A carol with strong connections to Cornwall. The version of ‘The First Nowell’ sung at carol services up and down the country for the last century or more is based on that printed by William Sandys in his Christmas Carols Ancient and Modern (1833). Sandys commented

The carols contained in the Second Part, with the exception of the last four, are selected from upwards of one hundred obtained in different parts of the West of Cornwall, many of which, including those now published, are still in use. Some few of them are printed occasionally in the country, and also in London, Birmingham, and other places, as broadside carols; others have appeared, with some variation, in Mr. Gilbert’s collection, having been derived from similar sources; but a large portion, including some of the most curious, have, I believe, never been printed before.

This is one of those which had appeared – in a slightly different form – in Davies Gilbert’s 1822 publication Some Ancient Christmas Carols. Gilbert, from Helston in Conwall, had the carol from a manuscript prepared around 1816, and now with the Archives and Cornish Studies Service in Truro, A Book of Carols collected for Davies Gilbert Esq. M.P. and F.R.S. by John Hutchens.
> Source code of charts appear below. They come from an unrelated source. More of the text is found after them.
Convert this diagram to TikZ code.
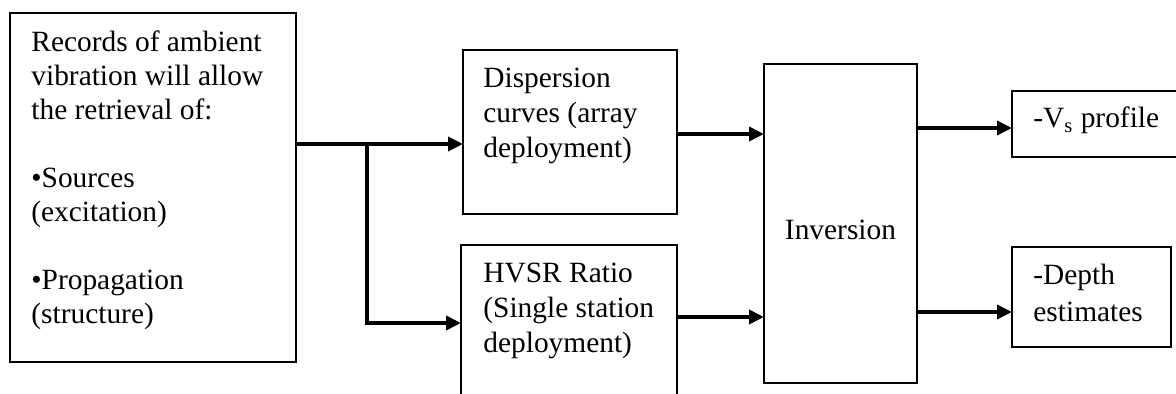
\documentclass[tikz,border=0pt]{standalone}
\usepackage{fontspec}
\setmainfont{Liberation Serif}
\usetikzlibrary{arrows.meta,calc}
\begin{document}
\begin{tikzpicture}[x=0.5pt,y=-0.5pt,
  box/.style={draw, line width=1pt, anchor=north west, inner sep=0pt, outer sep=0pt},
  txt/.style={anchor=base west, inner sep=0pt, font=\fontsize{14.7pt}{17pt}\selectfont},
  arr/.style={line width=2pt, -{Triangle[length=7.5pt,width=7pt]}}]
\useasboundingbox (0,0) rectangle (1176,394);
% boxes
\node[box, minimum width=143pt, minimum height=174.5pt] (src) at (10,13) {};
\node[box, minimum width=107pt, minimum height=82pt] (disp) at (463,50) {};
\node[box, minimum width=108pt, minimum height=90pt] (hvsr) at (461,245) {};
\node[box, minimum width=76.5pt, minimum height=159.5pt] (inv) at (764,64) {};
\node[box, minimum width=100pt, minimum height=33pt] (vs) at (1012,91) {};
\node[box, minimum width=79.5pt, minimum height=50pt] (depth) at (1012,247) {};
% texts
\node[txt] (srct) at (31,52) {\begin{tabular}[t]{@{}l@{}}Records of ambient\\vibration will allow\\the retrieval of:\\ \\•Sources\\(excitation)\\ \\•Propagation\\(structure)\end{tabular}};
\node[txt, font=\fontsize{14.7pt}{17.5pt}\selectfont] (dispt) at (483,88) {\begin{tabular}[t]{@{}l@{}}Dispersion\\curves (array\\deployment)\end{tabular}};
\node[txt, font=\fontsize{14.7pt}{17.5pt}\selectfont] (hvsrt) at (483,283) {\begin{tabular}[t]{@{}l@{}}HVSR Ratio\\(Single station\\deployment)\end{tabular}};
\node[txt, anchor=base] (invt) at (840.5,240) {Inversion};
\node[txt] (vst) at (1033,128) {-V\textsubscript{s} profile};
\node[txt, font=\fontsize{14.7pt}{18.5pt}\selectfont] (deptht) at (1033,285) {\begin{tabular}[t]{@{}l@{}}-Depth\\estimates\end{tabular}};
% connectors
\coordinate (j1) at (367,144);
\coordinate (j2) at (367,323);
\coordinate (d1) at (0,134);
\coordinate (h1) at (0,317);
\coordinate (o1) at (0,128);
\coordinate (o2) at (0,312);
\draw[arr] (src.east |- j1) -- (j1 -| disp.west);
\draw[arr] (j1) |- (j2 -| hvsr.west);
\draw[arr] (disp.east |- d1) -- (inv.west |- d1);
\draw[arr] (hvsr.east |- h1) -- (inv.west |- h1);
\draw[arr] (inv.east |- o1) -- (vs.west |- o1);
\draw[arr] (inv.east |- o2) -- (depth.west |- o2);
\end{tikzpicture}
\end{document}
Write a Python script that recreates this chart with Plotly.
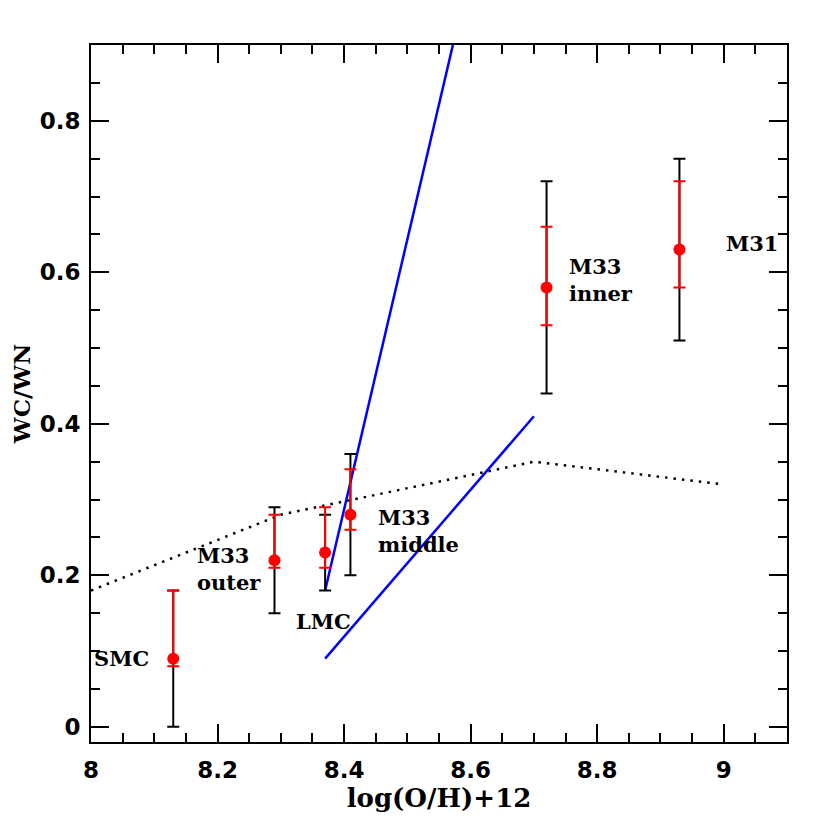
import plotly.graph_objects as go

# Data points
names = ["SMC", "M33 outer", "LMC", "M33 middle", "M33 inner", "M31"]
x_oh = [8.13, 8.29, 8.37, 8.41, 8.72, 8.93]
y_ratio = [0.09, 0.22, 0.23, 0.28, 0.58, 0.63]
red_hi = [0.18, 0.28, 0.29, 0.34, 0.66, 0.72]
red_lo = [0.08, 0.21, 0.21, 0.26, 0.53, 0.58]
blk_hi = [0.18, 0.29, 0.28, 0.36, 0.72, 0.75]
blk_lo = [0.00, 0.15, 0.18, 0.20, 0.44, 0.51]

# Model lines
blue1_x = [8.37, 8.60]
blue1_y = [0.18, 1.00]
blue2_x = [8.37, 8.70]
blue2_y = [0.09, 0.41]
dot_x = [8.0, 8.3, 8.7, 9.0]
dot_y = [0.18, 0.28, 0.35, 0.32]

# Labels
lab_text = ["SMC", "M33<br>outer", "LMC", "M33<br>middle", "M33<br>inner", "M31"]
lab_x = [8.095, 8.272, 8.368, 8.45, 8.753, 9.0]
lab_y = [0.09, 0.209, 0.139, 0.259, 0.59, 0.638]
lab_anchor = ["right", "right", "center", "left", "left", "left"]

FONT = "DejaVu Serif"
TICKFONT = "DejaVu Sans"

fig = go.Figure()

fig.add_trace(go.Scatter(x=dot_x, y=dot_y, mode="lines",
                         line=dict(color="black", width=2.5, dash="2.5px,6px"),
                         showlegend=False, hoverinfo="skip"))
fig.add_trace(go.Scatter(x=blue1_x, y=blue1_y, mode="lines",
                         line=dict(color="#0000ff", width=2.5),
                         showlegend=False, hoverinfo="skip"))
fig.add_trace(go.Scatter(x=blue2_x, y=blue2_y, mode="lines",
                         line=dict(color="#0000ff", width=2.5),
                         showlegend=False, hoverinfo="skip"))

# black (outer) error bars
fig.add_trace(go.Scatter(
    x=x_oh, y=y_ratio, mode="markers",
    marker=dict(size=1, color="rgba(0,0,0,0)"),
    error_y=dict(type="data", symmetric=False,
                 array=[h - y for h, y in zip(blk_hi, y_ratio)],
                 arrayminus=[y - l for l, y in zip(blk_lo, y_ratio)],
                 color="black", thickness=2, width=6),
    showlegend=False, hoverinfo="skip"))

# red error bars + points
fig.add_trace(go.Scatter(
    x=x_oh, y=y_ratio, mode="markers",
    marker=dict(size=12, color="#ff0000"),
    error_y=dict(type="data", symmetric=False,
                 array=[h - y for h, y in zip(red_hi, y_ratio)],
                 arrayminus=[y - l for l, y in zip(red_lo, y_ratio)],
                 color="#ff0000", thickness=2, width=6),
    text=names, showlegend=False))

for t, xx, yy, a in zip(lab_text, lab_x, lab_y, lab_anchor):
    fig.add_annotation(x=xx, y=yy, xref="x", yref="y", text="<b>" + t + "</b>", showarrow=False,
                       xanchor=a, yanchor="middle", align="left",
                       font=dict(family=FONT, size=21, color="black"))

axis_common = dict(showgrid=False, zeroline=False, showline=True, linecolor="black",
                   linewidth=2, mirror="ticks", ticks="inside", ticklen=18, tickwidth=2,
                   tickcolor="black", automargin=False,
                   tickfont=dict(family=TICKFONT, size=23, color="black", weight="bold"),
                   minor=dict(ticks="inside", ticklen=9, tickwidth=2, tickcolor="black", dtick=0.05))

fig.update_xaxes(range=[8.0, 9.1], dtick=0.2, tick0=8.0, ticklabelstandoff=6,
                 title=dict(text="<b>log(O/H)+12</b>", font=dict(family=FONT, size=26, color="black"), standoff=4),
                 **axis_common)
fig.update_yaxes(range=[-0.02, 0.9], dtick=0.2, tick0=0, ticklabelstandoff=4,
                 title=dict(text="<b>WC/WN</b>", font=dict(family=FONT, size=23, color="black"), standoff=4),
                 **axis_common)

fig.update_layout(width=830, height=830, plot_bgcolor="white", paper_bgcolor="white",
                  margin=dict(l=83, r=51, t=37, b=96))

fig.write_html("out.html")
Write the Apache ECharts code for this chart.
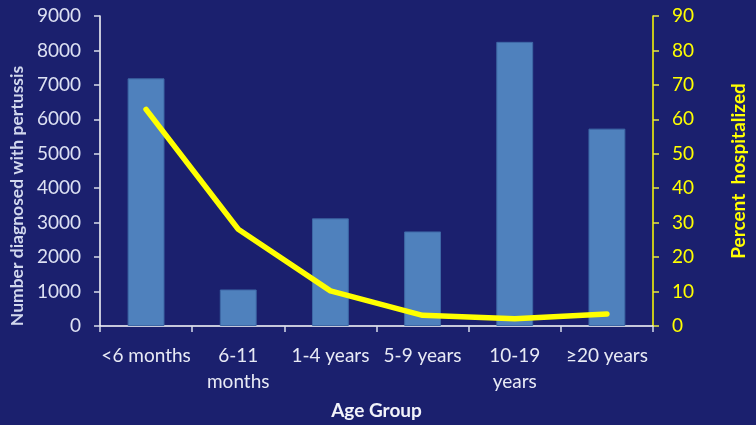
<!DOCTYPE html>
<html>
<head>
<meta charset="utf-8">
<script src="https://cdn.jsdelivr.net/npm/echarts@6/dist/echarts.min.js"></script>
<style>
html,body{margin:0;padding:0;background:#1B206E;}
#c{width:756px;height:425px;}
</style>
</head>
<body>
<div id="c"></div>
<script>
const categories = ['<6 months', '6-11\nmonths', '1-4 years', '5-9 years', '10-19\nyears', '≥20 years'];
const diagnosed = [7190, 1060, 3125, 2745, 8250, 5730];
const percentHospitalized = [62.9, 28.1, 10.2, 3.1, 2.1, 3.5];
const leftTicks = [0, 9000, 1000];
const rightTicks = [0, 90, 10];

const chart = echarts.init(document.getElementById('c'), null, {renderer: 'canvas'});
const FONT = 'Lato';
chart.setOption({
  backgroundColor: '#1B206E',
  animation: false,
  grid: {left: 99, right: 91, top: 16, bottom: 97},
  xAxis: {
    type: 'category',
    data: categories,
    name: 'Age Group',
    nameLocation: 'middle',
    nameGap: 75,
    nameTextStyle: {color: '#F2F3FA', fontFamily: FONT, fontSize: 19, fontWeight: 'bold'},
    axisLine: {lineStyle: {color: '#FFFFFF', width: 1.5}},
    axisTick: {show: true, length: 6, lineStyle: {color: '#D8DBEA', width: 1.5}},
    axisLabel: {interval: 0, color: '#E8EAF5', fontFamily: FONT, fontSize: 19, lineHeight: 26, margin: 17}
  },
  yAxis: [{
    type: 'value',
    min: leftTicks[0], max: leftTicks[1], interval: leftTicks[2],
    name: 'Number diagnosed with pertussis',
    nameLocation: 'middle',
    nameGap: 64,
    nameTextStyle: {color: '#D2D8EE', fontFamily: FONT, fontSize: 17.5, fontWeight: 'bold', padding: [0, 50, 0, 0]},
    axisLine: {show: true, lineStyle: {color: '#FFFFFF', width: 1.5}},
    axisTick: {show: true, length: 6, lineStyle: {color: '#D8DBEA', width: 1.5}},
    axisLabel: {color: '#DDE1F3', fontFamily: FONT, fontSize: 19, margin: 19, formatter: v => String(v)},
    splitLine: {show: false}
  }, {
    type: 'value',
    min: rightTicks[0], max: rightTicks[1], interval: rightTicks[2],
    name: 'Percent  hospitalized',
    nameLocation: 'middle',
    nameGap: 76,
    nameRotate: 90,
    nameTextStyle: {color: '#FFFF00', fontFamily: FONT, fontSize: 19, fontWeight: 'bold'},
    position: 'right',
    axisLine: {show: true, lineStyle: {color: '#FFFF00', width: 1.5}},
    axisTick: {show: true, length: 6, lineStyle: {color: '#E8E840', width: 1.5}},
    axisLabel: {color: '#FFFF00', fontFamily: FONT, fontSize: 19, margin: 19},
    splitLine: {show: false}
  }],
  series: [{
    type: 'bar',
    data: diagnosed,
    yAxisIndex: 0,
    barWidth: '40%',
    itemStyle: {color: '#4F81BD', borderColor: '#3E68A6', borderWidth: 1}
  }, {
    type: 'line',
    data: percentHospitalized,
    yAxisIndex: 1,
    symbol: 'none',
    lineStyle: {color: '#FFFF00', width: 5.5, cap: 'round', join: 'round'}
  }]
});
</script>
</body>
</html>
Cecil Sharp only collected the song twice, both times in Cornwall, and on consecutive days. He noted this version from Mr Bartle Symons of Camborne on 10th May 1913. Mr Symons said he had learned it when he was a boy from a Mr Spargo. David Sutcliffe’s excellent new website Cecil Sharp’s People identifies this as most probably

Thomas Spargo, born 1811, a stonemason who married a widow Sally Bartle in the 1830s. She brought 3 boys and a girl to the marriage (by her first husband William Bartle). Although Sally died in 1862 and Thomas Spargo remarried, he continued to live near to the Bartle/Symons family. He did not die till 1888 and the link between the two families must have been maintained perhaps at Christmas time in the singing of this carol.

 

Nowell Nowell, as collected by Cecil Sharp from Bartle Symons

Nowell Nowell, as collected by Cecil Sharp from Bartle Symons

Sharp published the song, slightly amended, in the 1914 Journal of the Folk-Song Society. The American collector James Madison Carpenter had Mr Symon’s words in his collection, but he appears to have typed them out from the Journal. However he did encounter the carol several times on his visits to Cornwall, and you can hear cylinder and disc recordings made by Carpenter on the VWML site – for instance this recording of an unnamed singer from the late 1920s or early 1930s.

Had yesterday’s Magpie Lane concerts taken place yesterday, this carol would almost certainly have been in the programme (we left it out last year, so it was due for a comeback). We recorded it on our 2006 CD, Knock at the Knocker, Ring at the Bell, and it’s been a regular part of our Christmas repertoire ever since. Having stood next to Ian Giles for so many years, I thought I probably wouldn’t have too much trouble learning the words, and this proved to be the case. But although I sing it in the same key as Ian, I found that I couldn’t sing it and play my normal concertina part. So I’ve switched to a different concertina, with different fingering, and that seemed to make things easier. It also helped to make this a bit less of a pale imitation of the Magpie Lane version. To distinguish it further, I decided to retain the 6/8 rhythm as noted by Sharp. This felt really awkward to start with – and, to be honest, I still prefer it in three-time – but I eventually settled into the new time signature. Just to cement the rhythm in my head, I prefaced the song with ‘The Rose’, one of many splendid morris tunes from the Oxfordshire Fieldtown tradition. Think of it as a Christmas rose.